Requirements: Give back exactly the lines from the beginning of the listing below to the line holding "Chart.register(...registerables);", both ends included; the pictures stay out.

Supplied data:
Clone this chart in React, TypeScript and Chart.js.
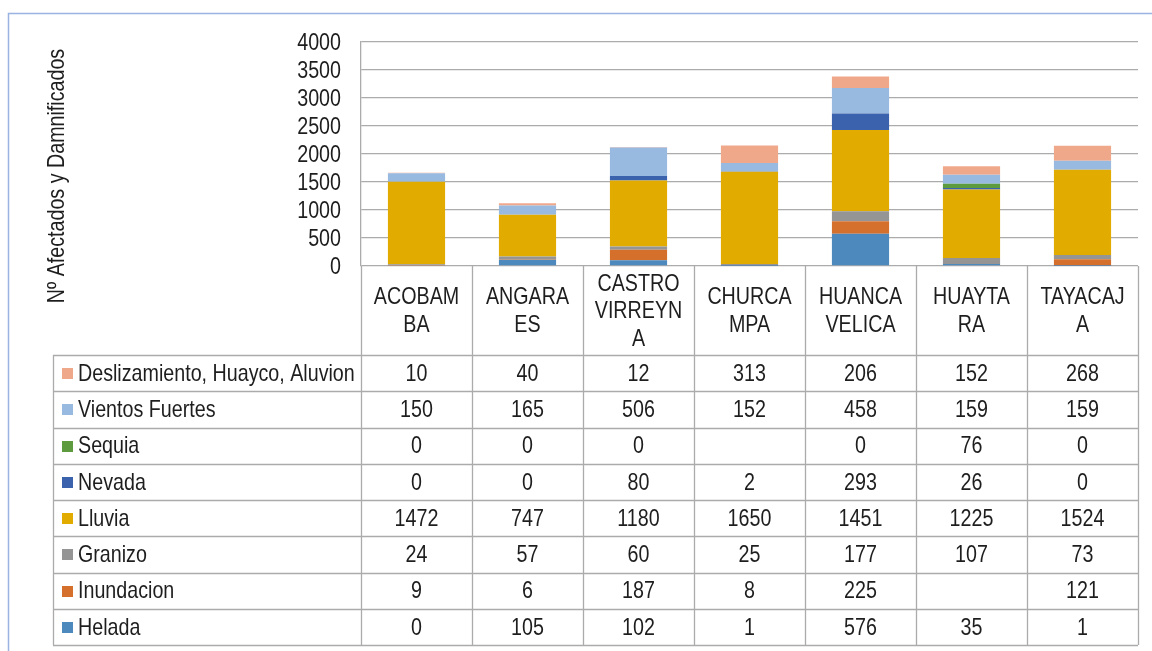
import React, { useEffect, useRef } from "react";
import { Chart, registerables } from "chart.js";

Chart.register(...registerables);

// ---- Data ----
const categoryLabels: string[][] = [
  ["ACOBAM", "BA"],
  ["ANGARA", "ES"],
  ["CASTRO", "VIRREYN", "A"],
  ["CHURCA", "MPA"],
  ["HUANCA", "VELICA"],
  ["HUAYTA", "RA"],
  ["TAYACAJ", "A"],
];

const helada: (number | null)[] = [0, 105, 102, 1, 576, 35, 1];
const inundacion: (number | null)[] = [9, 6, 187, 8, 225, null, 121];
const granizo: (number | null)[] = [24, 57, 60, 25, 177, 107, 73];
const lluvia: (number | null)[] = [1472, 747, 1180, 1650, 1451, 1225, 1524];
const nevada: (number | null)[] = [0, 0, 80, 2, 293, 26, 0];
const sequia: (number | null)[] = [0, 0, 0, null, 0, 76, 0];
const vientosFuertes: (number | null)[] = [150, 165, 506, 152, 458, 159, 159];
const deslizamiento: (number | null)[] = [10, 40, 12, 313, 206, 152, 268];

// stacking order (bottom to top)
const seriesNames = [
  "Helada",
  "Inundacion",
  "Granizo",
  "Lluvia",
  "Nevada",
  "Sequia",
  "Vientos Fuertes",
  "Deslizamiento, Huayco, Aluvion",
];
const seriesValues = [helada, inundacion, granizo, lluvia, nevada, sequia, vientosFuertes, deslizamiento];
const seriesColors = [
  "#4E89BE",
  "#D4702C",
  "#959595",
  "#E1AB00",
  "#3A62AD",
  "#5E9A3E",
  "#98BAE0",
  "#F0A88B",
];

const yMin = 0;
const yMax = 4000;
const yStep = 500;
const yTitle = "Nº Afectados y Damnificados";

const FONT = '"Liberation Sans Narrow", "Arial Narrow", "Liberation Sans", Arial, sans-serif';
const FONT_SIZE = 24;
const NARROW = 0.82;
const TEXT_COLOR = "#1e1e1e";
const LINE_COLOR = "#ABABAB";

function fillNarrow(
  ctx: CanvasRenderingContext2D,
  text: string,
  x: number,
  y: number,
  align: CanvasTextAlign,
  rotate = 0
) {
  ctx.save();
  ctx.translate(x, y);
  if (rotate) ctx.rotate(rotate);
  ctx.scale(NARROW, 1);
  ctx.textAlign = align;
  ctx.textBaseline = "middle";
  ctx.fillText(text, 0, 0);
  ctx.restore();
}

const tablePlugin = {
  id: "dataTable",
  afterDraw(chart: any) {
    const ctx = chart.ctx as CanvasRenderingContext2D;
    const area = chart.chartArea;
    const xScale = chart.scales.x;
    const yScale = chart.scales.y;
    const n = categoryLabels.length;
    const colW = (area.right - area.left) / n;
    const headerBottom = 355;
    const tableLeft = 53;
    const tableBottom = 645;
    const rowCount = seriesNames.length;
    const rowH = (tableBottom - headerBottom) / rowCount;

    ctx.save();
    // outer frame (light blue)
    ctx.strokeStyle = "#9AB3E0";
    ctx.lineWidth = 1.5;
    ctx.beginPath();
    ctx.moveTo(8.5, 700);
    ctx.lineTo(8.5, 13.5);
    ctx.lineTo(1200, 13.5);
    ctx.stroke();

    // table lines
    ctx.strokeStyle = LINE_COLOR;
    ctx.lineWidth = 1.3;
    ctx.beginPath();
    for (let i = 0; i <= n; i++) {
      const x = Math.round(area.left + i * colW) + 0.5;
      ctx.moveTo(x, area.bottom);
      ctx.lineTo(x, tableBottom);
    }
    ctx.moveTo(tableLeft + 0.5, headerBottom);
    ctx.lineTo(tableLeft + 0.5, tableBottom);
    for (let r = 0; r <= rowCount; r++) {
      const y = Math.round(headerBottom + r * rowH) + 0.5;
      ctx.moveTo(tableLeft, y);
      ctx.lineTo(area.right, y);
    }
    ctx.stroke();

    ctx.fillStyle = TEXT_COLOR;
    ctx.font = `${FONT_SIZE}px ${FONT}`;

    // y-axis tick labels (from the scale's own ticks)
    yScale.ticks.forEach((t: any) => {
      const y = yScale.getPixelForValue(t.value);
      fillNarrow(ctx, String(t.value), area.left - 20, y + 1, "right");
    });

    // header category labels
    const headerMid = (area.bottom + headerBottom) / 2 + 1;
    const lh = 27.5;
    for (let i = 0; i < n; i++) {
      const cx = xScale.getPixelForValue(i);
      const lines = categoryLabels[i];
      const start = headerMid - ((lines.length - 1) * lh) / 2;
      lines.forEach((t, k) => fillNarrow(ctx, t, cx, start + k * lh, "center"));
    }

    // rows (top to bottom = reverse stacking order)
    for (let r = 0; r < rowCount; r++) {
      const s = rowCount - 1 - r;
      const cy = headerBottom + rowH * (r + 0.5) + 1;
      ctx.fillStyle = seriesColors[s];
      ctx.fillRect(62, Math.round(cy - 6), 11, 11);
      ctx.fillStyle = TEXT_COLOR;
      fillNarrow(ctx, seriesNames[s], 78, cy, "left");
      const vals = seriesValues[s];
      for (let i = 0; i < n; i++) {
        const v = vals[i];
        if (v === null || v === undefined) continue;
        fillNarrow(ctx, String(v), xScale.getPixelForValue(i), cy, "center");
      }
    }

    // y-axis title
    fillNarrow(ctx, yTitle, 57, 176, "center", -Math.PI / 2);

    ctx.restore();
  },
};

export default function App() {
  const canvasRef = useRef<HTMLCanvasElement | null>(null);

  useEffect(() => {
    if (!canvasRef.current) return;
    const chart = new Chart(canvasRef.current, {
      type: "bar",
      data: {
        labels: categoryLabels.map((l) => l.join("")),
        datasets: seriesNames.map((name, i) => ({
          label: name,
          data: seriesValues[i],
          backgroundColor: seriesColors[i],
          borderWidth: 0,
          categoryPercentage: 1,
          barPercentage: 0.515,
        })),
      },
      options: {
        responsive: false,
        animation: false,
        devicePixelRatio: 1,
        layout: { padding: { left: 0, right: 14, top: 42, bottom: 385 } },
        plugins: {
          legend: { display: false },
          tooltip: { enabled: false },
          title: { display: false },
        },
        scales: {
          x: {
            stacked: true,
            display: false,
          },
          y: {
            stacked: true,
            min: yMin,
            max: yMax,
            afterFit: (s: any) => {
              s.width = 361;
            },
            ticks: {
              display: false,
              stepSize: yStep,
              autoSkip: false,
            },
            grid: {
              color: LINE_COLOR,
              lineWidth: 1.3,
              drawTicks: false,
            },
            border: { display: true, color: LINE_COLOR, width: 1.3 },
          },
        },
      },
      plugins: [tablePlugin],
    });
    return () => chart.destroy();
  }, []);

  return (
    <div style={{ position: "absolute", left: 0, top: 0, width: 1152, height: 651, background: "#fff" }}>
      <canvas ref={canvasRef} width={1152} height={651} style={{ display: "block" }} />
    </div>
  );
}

Result:
Clone this chart in React, TypeScript and Chart.js.
import React, { useEffect, useRef } from "react";
import { Chart, registerables } from "chart.js";

Chart.register(...registerables);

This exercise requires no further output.